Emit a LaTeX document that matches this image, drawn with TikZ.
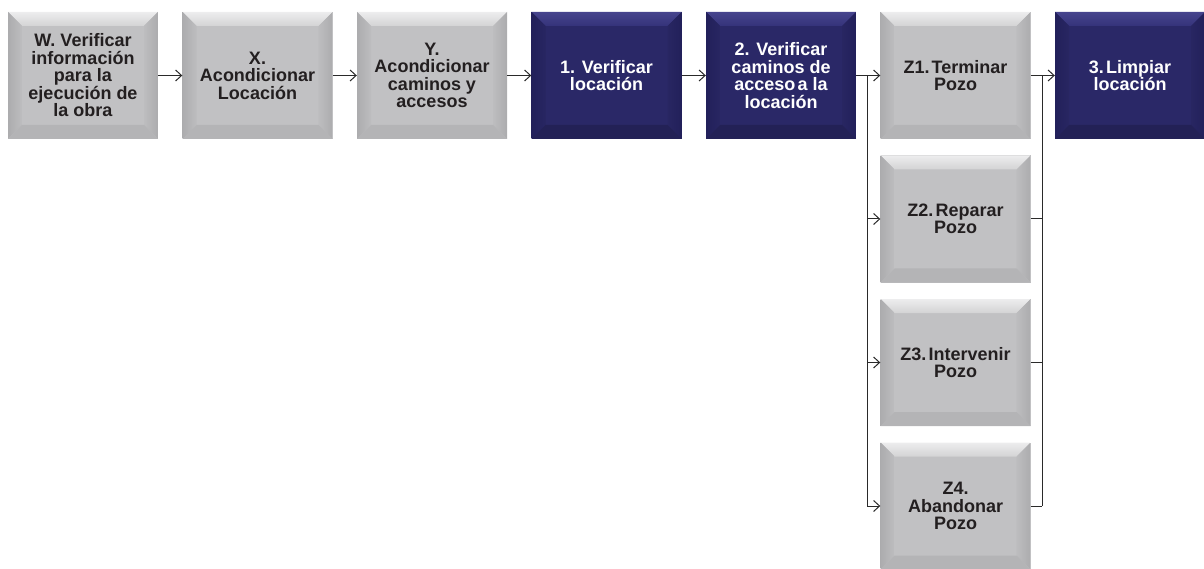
\documentclass[tikz,border=0pt]{standalone}
\usepackage{fontspec}
\setmainfont{Liberation Sans}
\usetikzlibrary{arrows.meta}
\definecolor{gmid}{HTML}{C1C1C3}
\definecolor{gtopa}{HTML}{EDEDEE}
\definecolor{gtopb}{HTML}{D3D3D4}
\definecolor{gsidea}{HTML}{ACACAE}
\definecolor{gsideb}{HTML}{BDBDBF}
\definecolor{gbot}{HTML}{B4B4B6}
\definecolor{nmid}{HTML}{2A2867}
\definecolor{ntopa}{HTML}{46448D}
\definecolor{ntopb}{HTML}{35337A}
\definecolor{nsidea}{HTML}{22205A}
\definecolor{nsideb}{HTML}{282662}
\definecolor{nbot}{HTML}{232156}
\definecolor{txtdark}{HTML}{231F20}
\definecolor{linecol}{HTML}{2A2A2A}
\tikzset{
  bevel/.style n args={6}{path picture={
    \def\bw{14}
    \coordinate (nw) at (path picture bounding box.north west);
    \coordinate (ne) at (path picture bounding box.north east);
    \coordinate (sw) at (path picture bounding box.south west);
    \coordinate (se) at (path picture bounding box.south east);
    \shade[top color=#1, bottom color=#2] (nw) -- (ne) -- ([shift={(-\bw,\bw)}]ne) -- ([shift={(\bw,\bw)}]nw) -- cycle;
    \shade[left color=#3, right color=#4] (nw) -- ([shift={(\bw,\bw)}]nw) -- ([shift={(\bw,-\bw)}]sw) -- (sw) -- cycle;
    \shade[left color=#4, right color=#3] (ne) -- ([shift={(-\bw,\bw)}]ne) -- ([shift={(-\bw,-\bw)}]se) -- (se) -- cycle;
    \fill[#5] (sw) -- ([shift={(\bw,-\bw)}]sw) -- ([shift={(-\bw,-\bw)}]se) -- (se) -- cycle;
  }},
  boxbase/.style={minimum width=150pt, minimum height=127pt, inner sep=0pt, align=center,
    font=\fontsize{18}{17.5}\selectfont\bfseries},
  gbox/.style={boxbase, fill=gmid, text=txtdark, bevel={gtopa}{gtopb}{gsidea}{gsideb}{gbot}{}},
  nbox/.style={boxbase, fill=nmid, text=white, bevel={ntopa}{ntopb}{nsidea}{nsideb}{nbot}{}},
  line/.style={draw=linecol, line width=1pt},
  conn/.style={line, -{Straight Barb[length=6pt,width=11pt]}}
}
\begin{document}
\begin{tikzpicture}[x=1pt,y=-1pt]
\useasboundingbox (0,0) rectangle (1204,569);
\node[gbox] (W) at (83,75.5) {W. Verificar\\información\\para la\\ejecución de\\la obra};
\node[gbox] (X) at (257.5,75.5) {X.\\Acondicionar\\Locación};
\node[gbox] (Y) at (432,75.5) {Y.\\Acondicionar\\caminos y\\accesos};
\node[nbox] (B1) at (606.5,75.5) {1. Verificar\\locación};
\node[nbox] (B2) at (781,75.5) {2. Verificar\\caminos de\\acceso\hspace{0.12em}a la\\locación};
\node[gbox] (Z1) at (955.5,75.5) {Z1.\hspace{0.12em}Terminar\\Pozo};
\node[gbox] (Z2) at (955.5,219) {Z2.\hspace{0.12em}Reparar\\Pozo};
\node[gbox] (Z3) at (955.5,362.5) {Z3.\hspace{0.12em}Intervenir\\Pozo};
\node[gbox] (Z4) at (955.5,506) {Z4.\\Abandonar\\Pozo};
\node[nbox] (B3) at (1130,75.5) {3.\hspace{0.12em}Limpiar\\locación};
\coordinate (bl) at (867,75.5);
\coordinate (br) at (1042,75.5);
\draw[conn] (W.east) -- (X.west);
\draw[conn] (X.east) -- (Y.west);
\draw[conn] (Y.east) -- (B1.west);
\draw[conn] (B1.east) -- (B2.west);
\draw[line] (B2.east) -- (bl);
\draw[line] (bl) -- (bl |- Z4.west);
\draw[line] (br) -- (br |- Z4.east);
\foreach \z in {Z1,Z2,Z3,Z4} {
  \draw[conn] (bl |- \z.west) -- (\z.west);
  \draw[line] (\z.east) -- (br |- \z.east);
}
\draw[conn] (br) -- (B3.west);
\end{tikzpicture}
\end{document}
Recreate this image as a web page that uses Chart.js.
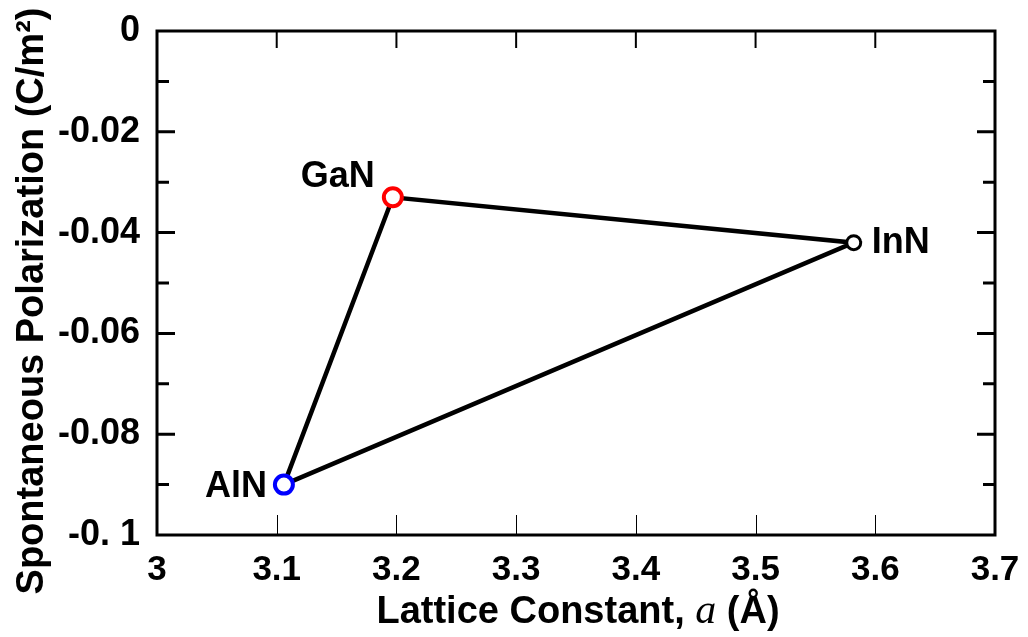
________________________________________
■ **WHAT THE TASK ASKS**: Copy everything in the records above except the pictures, exactly as written.

■ **RESPONSE TO THIS EXERCISE**:
Emit a LaTeX document that matches this image, drawn with TikZ.
\documentclass[tikz,border=0pt]{standalone}
\usepackage{fontspec}
\setmainfont{Liberation Sans}
\usetikzlibrary{arrows.meta}
\definecolor{gmid}{HTML}{C1C1C3}
\definecolor{gtopa}{HTML}{EDEDEE}
\definecolor{gtopb}{HTML}{D3D3D4}
\definecolor{gsidea}{HTML}{ACACAE}
\definecolor{gsideb}{HTML}{BDBDBF}
\definecolor{gbot}{HTML}{B4B4B6}
\definecolor{nmid}{HTML}{2A2867}
\definecolor{ntopa}{HTML}{46448D}
\definecolor{ntopb}{HTML}{35337A}
\definecolor{nsidea}{HTML}{22205A}
\definecolor{nsideb}{HTML}{282662}
\definecolor{nbot}{HTML}{232156}
\definecolor{txtdark}{HTML}{231F20}
\definecolor{linecol}{HTML}{2A2A2A}
\tikzset{
  bevel/.style n args={6}{path picture={
    \def\bw{14}
    \coordinate (nw) at (path picture bounding box.north west);
    \coordinate (ne) at (path picture bounding box.north east);
    \coordinate (sw) at (path picture bounding box.south west);
    \coordinate (se) at (path picture bounding box.south east);
    \shade[top color=#1, bottom color=#2] (nw) -- (ne) -- ([shift={(-\bw,\bw)}]ne) -- ([shift={(\bw,\bw)}]nw) -- cycle;
    \shade[left color=#3, right color=#4] (nw) -- ([shift={(\bw,\bw)}]nw) -- ([shift={(\bw,-\bw)}]sw) -- (sw) -- cycle;
    \shade[left color=#4, right color=#3] (ne) -- ([shift={(-\bw,\bw)}]ne) -- ([shift={(-\bw,-\bw)}]se) -- (se) -- cycle;
    \fill[#5] (sw) -- ([shift={(\bw,-\bw)}]sw) -- ([shift={(-\bw,-\bw)}]se) -- (se) -- cycle;
  }},
  boxbase/.style={minimum width=150pt, minimum height=127pt, inner sep=0pt, align=center,
    font=\fontsize{18}{17.5}\selectfont\bfseries},
  gbox/.style={boxbase, fill=gmid, text=txtdark, bevel={gtopa}{gtopb}{gsidea}{gsideb}{gbot}{}},
  nbox/.style={boxbase, fill=nmid, text=white, bevel={ntopa}{ntopb}{nsidea}{nsideb}{nbot}{}},
  line/.style={draw=linecol, line width=1pt},
  conn/.style={line, -{Straight Barb[length=6pt,width=11pt]}}
}
\begin{document}
\begin{tikzpicture}[x=1pt,y=-1pt]
\useasboundingbox (0,0) rectangle (1204,569);
\node[gbox] (W) at (83,75.5) {W. Verificar\\información\\para la\\ejecución de\\la obra};
\node[gbox] (X) at (257.5,75.5) {X.\\Acondicionar\\Locación};
\node[gbox] (Y) at (432,75.5) {Y.\\Acondicionar\\caminos y\\accesos};
\node[nbox] (B1) at (606.5,75.5) {1. Verificar\\locación};
\node[nbox] (B2) at (781,75.5) {2. Verificar\\caminos de\\acceso\hspace{0.12em}a la\\locación};
\node[gbox] (Z1) at (955.5,75.5) {Z1.\hspace{0.12em}Terminar\\Pozo};
\node[gbox] (Z2) at (955.5,219) {Z2.\hspace{0.12em}Reparar\\Pozo};
\node[gbox] (Z3) at (955.5,362.5) {Z3.\hspace{0.12em}Intervenir\\Pozo};
\node[gbox] (Z4) at (955.5,506) {Z4.\\Abandonar\\Pozo};
\node[nbox] (B3) at (1130,75.5) {3.\hspace{0.12em}Limpiar\\locación};
\coordinate (bl) at (867,75.5);
\coordinate (br) at (1042,75.5);
\draw[conn] (W.east) -- (X.west);
\draw[conn] (X.east) -- (Y.west);
\draw[conn] (Y.east) -- (B1.west);
\draw[conn] (B1.east) -- (B2.west);
\draw[line] (B2.east) -- (bl);
\draw[line] (bl) -- (bl |- Z4.west);
\draw[line] (br) -- (br |- Z4.east);
\foreach \z in {Z1,Z2,Z3,Z4} {
  \draw[conn] (bl |- \z.west) -- (\z.west);
  \draw[line] (\z.east) -- (br |- \z.east);
}
\draw[conn] (br) -- (B3.west);
\end{tikzpicture}
\end{document}
Recreate this image as a web page that uses Chart.js.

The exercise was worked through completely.